Alongside Spade and Pelletier were two other youth and other Indigenous advocates. The delegation spent the week engaging in the plenary sessions, speaking on civil society panels around the city, and even meeting with Gary Anandasangaree, minister of Crown-Indigenous Relations, on language and youth concerns.
Spade mentored the young people. She taught them how to make recommendations on the plenary floor, coached them on public speaking and answered questions about UN processes.
Spade knows what it’s like to be wide-eyed and overwhelmed by the permanent forum. In 2019, she was selected to attend during the year of Indigenous languages, which continues to be Spade’s main advocacy focus.
She had no idea how the UN worked that first year. Nonetheless, she felt connected to the diversity of regalia and power displayed by Indigenous nations worldwide.
“You quickly realize, although you come from different regions and the distance may be vast, the issues are very similar,” she told Canada’s National Observer.
“So you can work together to address the harms that exist in the world,” she said of the global Indigenous movement at the UN.
Spade encourages Indigenous youth interested in the United Nations to seek out scholarships and organizations. Spade also calls on First Nations and other organizations to create opportunities for youth to attend the permanent forum.
Back in Fort William, Pelletier was already thinking about how she could infuse her food sovereignty work and language revitalization.
Her nation has a tradition of making maple syrup, but the practice once went dormant. It returned when she was a child, and Pelletier was raised working in the community maple stand that supplies syrup for the whole community.
“It was our form of self-determination,” she said. “There was no leader, as a group we always worked together.”

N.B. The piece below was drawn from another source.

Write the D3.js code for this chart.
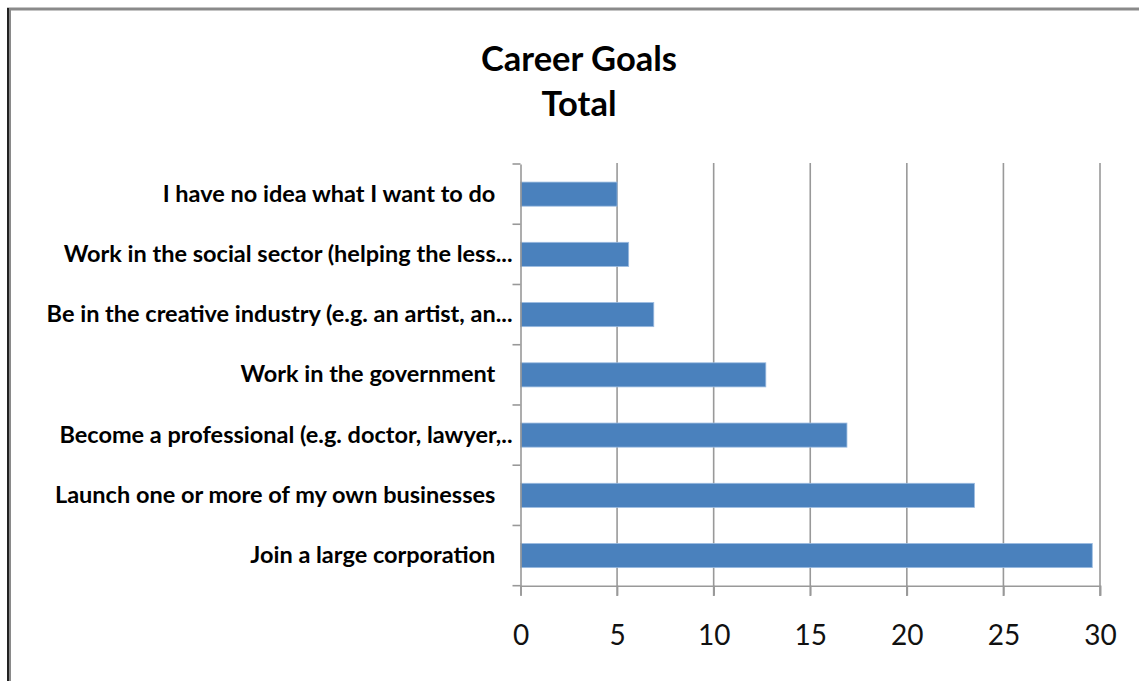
<!DOCTYPE html>
<html>
<head>
<meta charset="utf-8">
<script src="https://cdn.jsdelivr.net/npm/d3@7"></script>
<style>
  html, body { margin: 0; padding: 0; background: #fff; }
  svg { display: block; }
  .cat text { white-space: pre; }
</style>
</head>
<body>
<div id="chart"></div>
<script>
const categories = [
    "I have no idea what I want to do   ",
    "Work in the social sector (helping the less...",
    "Be in the creative industry (e.g. an artist, an...",
    "Work in the government   ",
    "Become a professional (e.g. doctor, lawyer,..",
    "Launch one or more of my own businesses   ",
    "Join a large corporation   "
];
const values = [5.0, 5.6, 6.9, 12.7, 16.9, 23.5, 29.6];
const ticks = [0, 5, 10, 15, 20, 25, 30];
const titleLines = ["Career Goals", "Total"];

const width = 1139;
const height = 681;
const font = "Lato, 'Open Sans', sans-serif";

const svg = d3.select("#chart").append("svg")
    .attr("width", width)
    .attr("height", height);

// outer frame (only top and left edges visible)
svg.append("line").attr("x1", 7).attr("x2", width).attr("y1", 9).attr("y2", 9)
    .attr("stroke", "#8a8a8a").attr("stroke-width", 3);
svg.append("line").attr("x1", 8).attr("x2", 8).attr("y1", 8).attr("y2", height)
    .attr("stroke", "#222").attr("stroke-width", 2);
svg.append("line").attr("x1", 10).attr("x2", 10).attr("y1", 8).attr("y2", height)
    .attr("stroke", "#8a8a8a").attr("stroke-width", 2);

const x = d3.scaleLinear().domain([0, 30]).range([520.5, 1100]);
const y = d3.scaleBand().domain(categories).range([164, 585.7]).paddingInner(0.6).paddingOuter(0.3);

// title
svg.append("g").selectAll("text")
    .data(titleLines)
    .join("text")
    .attr("x", 579)
    .attr("y", (d, i) => 71 + i * 45)
    .attr("text-anchor", "middle")
    .attr("font-family", font)
    .attr("font-weight", "bold")
    .attr("font-size", 34.5)
    .attr("fill", "#000")
    .text(d => d);

// vertical gridlines
svg.append("g").selectAll("line")
    .data(ticks.slice(1))
    .join("line")
    .attr("x1", d => x(d)).attr("x2", d => x(d))
    .attr("y1", 163).attr("y2", 596)
    .attr("stroke", "#999").attr("stroke-width", 1.6);

// bars
svg.append("g").selectAll("rect")
    .data(values)
    .join("rect")
    .attr("x", x(0))
    .attr("y", (d, i) => y(categories[i]))
    .attr("width", d => x(d) - x(0))
    .attr("height", y.bandwidth())
    .attr("fill", "#4a81bd")
    .attr("stroke", "#9bbbe0")
    .attr("stroke-width", 0.8);

// x axis
const xAxis = svg.append("g")
    .attr("transform", "translate(0,585.7)")
    .call(d3.axisBottom(x).tickValues(ticks).tickSize(10).tickPadding(29).tickFormat(d3.format("d")));
xAxis.select(".domain").attr("stroke", "#999").attr("stroke-width", 1.6);
xAxis.selectAll(".tick line").attr("stroke", "#999").attr("stroke-width", 1.6);
xAxis.selectAll(".tick text")
    .attr("font-family", font)
    .attr("font-size", 28)
    .attr("fill", "#111");

// y axis
const yAxis = svg.append("g")
    .attr("class", "cat")
    .attr("transform", "translate(520.5,0)")
    .call(d3.axisLeft(y).tickSize(0).tickPadding(8));
yAxis.select(".domain").attr("stroke", "#999").attr("stroke-width", 1.6);
yAxis.selectAll(".tick text")
    .attr("font-family", font)
    .attr("font-weight", "bold")
    .attr("font-size", 23.5)
    .attr("fill", "#000");

// category boundary ticks on the y axis
const bounds = d3.range(categories.length + 1).map(i => 164 + i * y.step());
yAxis.append("g").selectAll("line")
    .data(bounds)
    .join("line")
    .attr("x1", -8).attr("x2", 0)
    .attr("y1", d => d).attr("y2", d => d)
    .attr("stroke", "#999").attr("stroke-width", 1.6);
</script>
</body>
</html>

It was a way for the community to decolonize by creating an equal and democratic operation where children, elders and even the trees were given as much of a voice as the adults, Pelletier explained.
“It’s important to uphold and preserve all that traditional knowledge, and for me, it's important to pass them on to future generations,” she said.
Now, after her experience at the United Nations, Pelletier understands that her work on the land is a form of advocacy. She wants to work with Spade on teaching youth how to harvest in the sugarbush while immersing the students in Anishinaabemowin.
It’s why Spade and Pelletier think youth must be more involved in the conversation, particularly at the United Nations level.
“Youth aren’t the future. We are the now,” Pelletier said.